Douglas Kennedy, l’un des plus grands auteurs américains encore en vie, était à Alger en juin dernier. Il livre ses impressions sur une ville où il n’était pas retourné depuis 23 ans.
De Douglas Kennedy, on pensait tout connaître. Son regard acéré sur la société américaine, sa critique de la pudibonderie et du puritanisme religieux, ses prix littéraires, nombreux. Son amour de l’Algérie reste un aspect méconnu du personnage. En juin dernier, l’auteur à succès était de passage à Alger, pour la sixième édition du Festival international de la littérature et du livre de jeunesse. Un séjour qui l’a marqué si l’on en croit le récit qu’il fait au journal Le Monde.
Douglas Kennedy y décrit la beauté brute du paysage, du littoral, des falaises, du port de pêche. Il se réfère, souvent, aux mots d’un autre maître de la littérature, l’algérien Albert Camus :
Je comprends ici ce qu’on appelle gloire : le droit d’aimer sans mesure.
Pourtant, on me l’a souvent dit : il n’y a pas de quoi être fier. Si, il y a de quoi : ce soleil, cette mer, mon coeur bondissant de jeunesse, mon corps au goût de sel et l’immense décor où la tendresse et la gloire se rencontrent dans le jaune et le bleu.
Charmé par la ville, Douglas Kennedy se laisse embarquer dans une visite de la Casbah, pour rompre avec le confort déployé pour agrémenter son séjour. Ce qui le frappe : la coexistence des classes sociales dans le même espace géographique. Une non-ségrégation qui rompt avec ce qu’il a connu jusqu’ici.
Alors qu’en Occident les classes défavorisées sont parquées loin des espaces réservés aux plus nantis, ici prospérité et dénuement se côtoient sans cesse.
Son guide, Habib, un sémillant sexagénaire, lui fait découvrir la Casbah. L’auteur américain tombe sous le charme de l’authenticité de la vieille ville :
Je me suis senti loin des souks de Marrakech ou du Caire, avec leur couleur locale destinée aux touristes, loin des marchands ambulants qui brandissent leurs tapis ou leurs pipes à eau sous le nez de l’estivant le long des plages de Tunisie. La vieille ville d’Alger reste un univers d’artisans et d’humbles familles, où des milliers de destins personnels s’entrecroisent dans une existence ô combien difficile, une précarité cependant doublée d’une sensibilité esthétique admirable.

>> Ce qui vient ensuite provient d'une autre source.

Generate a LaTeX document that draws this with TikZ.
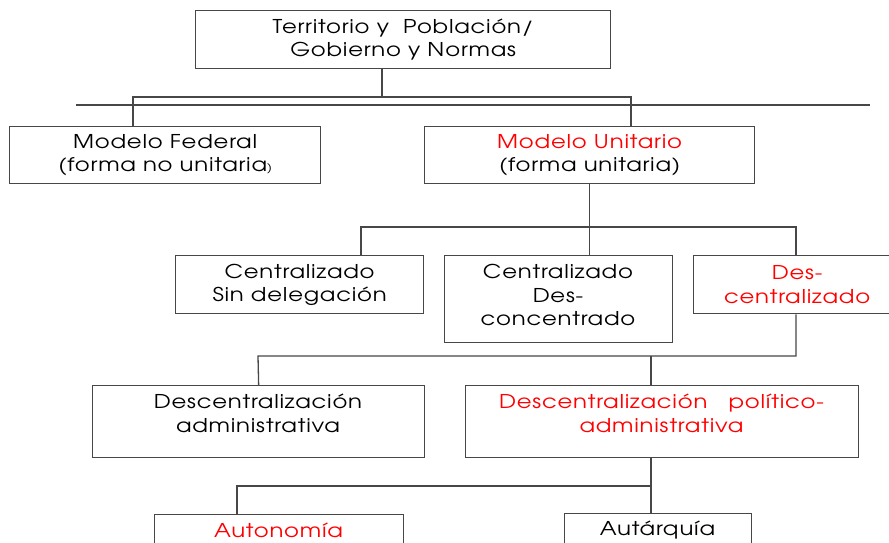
\documentclass[tikz,border=0pt]{standalone}
\usepackage{fontspec}
\setmainfont{texgyreadventor-regular.otf}[FakeStretch=1.2, LetterSpace=4]
\definecolor{ln}{HTML}{474747}
\definecolor{rd}{HTML}{FF0000}
\begin{document}
\begin{tikzpicture}[x=1pt,y=-1pt,
  font=\fontsize{19}{23.5}\selectfont,
  box/.style={draw=ln, line width=1.3pt, rectangle, inner sep=0pt, anchor=north west, align=center},
  lbl/.style={inner sep=0pt, align=center},
  conn/.style={draw=ln, line width=1.3pt}]
\useasboundingbox (0,0) rectangle (889,543);
\clip (0,0) rectangle (889,543);
% boxes
\node[box, minimum width=415, minimum height=58] (top) at (195,10) {Territorio y\ \ Poblaci\'on/\\Gobierno y Normas};
\node[box, minimum width=311, minimum height=57] (fed) at (9,126) {Modelo Federal\\(forma no unitaria{\fontsize{11}{13}\selectfont)}};
\node[box, minimum width=330, minimum height=57] (uni) at (424,126) {\textcolor{rd}{Modelo Unitario}\\(forma unitaria)};
\node[box, minimum width=248, minimum height=58] (csin) at (175,255) {Centralizado\\Sin delegaci\'on};
\node[box, minimum width=228, minimum height=87] (dcon) at (444,255) {};
\node[lbl] (dcont) at (558,295) {Centralizado\\Des-\\concentrado};
\node[box, minimum width=207, minimum height=58, text=rd] (dcen) at (693,255) {Des-\\centralizado};
\node[box, minimum width=332, minimum height=72] (adm) at (92,385) {};
\node[lbl] (admt) at (258,413.5) {Descentralizaci\'on\\administrativa};
\node[box, minimum width=393, minimum height=72] (pol) at (465,385) {};
\node[lbl, text=rd] (polt) at (661.5,413.5) {Descentralizaci\'on\ \ \ pol\'itico-\\administrativa};
\node[box, minimum width=249, minimum height=60] (aut) at (154,514) {};
\node[lbl, text=rd] (autt) at (278.5,530) {Autonom\'ia};
\node[box, minimum width=187, minimum height=60] (autq) at (564,513) {};
\node[lbl] (autqt) at (657.5,530) {Aut\'arqu\'ia};
% junction points
\coordinate (j0) at (382,97);
\coordinate (jf) at (133,97);
\coordinate (ju) at (631,97);
\coordinate (sepL) at (76,105);
\coordinate (sepR) at (870,105);
\coordinate (k1) at (361,227);
\coordinate (k2) at (796,227);
\coordinate (m1) at (258,356);
\coordinate (m2) at (651,356);
\coordinate (n1) at (237,486);
% connectors
\draw[conn] (top.south -| j0) -- (j0);
\draw[conn] (jf |- fed.north) -- (jf) -- (ju) -- (ju |- uni.north);
\draw[conn] (sepL) -- (sepR);
\draw[conn] (uni.south) -- (uni.south |- dcon.north);
\draw[conn] (k1 |- csin.north) -- (k1) -- (k2) -- (k2 |- dcen.north);
\draw[conn] (k2 |- dcen.south) -- (k2 |- m1) -- (m1) -- (adm.north);
\draw[conn] (m2) -- (m2 |- pol.north);
\draw[conn] (m2 |- pol.south) -- (m2 |- autq.north);
\draw[conn] (m2 |- n1) -- (n1) -- (n1 |- aut.north);
\end{tikzpicture}
\end{document}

C’est alors que Douglas Kennedy embrasse la ville, la ceint contre lui comme un amour de jeunesse retrouvé après 23 ans d’absence. Il croise le chemin d’un imam qui le convainc, s’il le fallait encore, que l’Islam n’est que tolérance :
Notre prophète a dit que nous devions toujours bien accueillir nos voisins chrétiens, donc bienvenue à vous.
Après un café-croissant avec Habib, Douglas Kennedy grimpe les escaliers mythiques de La Casbah pour découvrir le panorama :
La rencontre spectaculaire de la terre et de la mer, les quartiers partis à l’assaut des collines, la juxtaposition des minarets et des imposants monuments laissés par l’architecture coloniale, la paisible immensité de la Méditerranée au loin, les larges boulevards contrastant avec la densité compacte de la Casbah, tout cela me procurait l’exaltation de contempler une urbs mirabilis, une cité des miracles témoignant de l’inépuisable capacité humaine à créer de la beauté et de la grandeur, mais dont l’histoire semble résumer notre tout aussi formidable disposition à la brutalité, la fureur et la destruction.
Une rencontre spirituelle, humaine, biblique presque avec la ville d’Alger. Le récit de Douglas Kennedy sonne comme une déclaration d’amour à une ville que nous prenons trop peu souvent le temps d’aimer. Lui nous donne les mots pour le faire.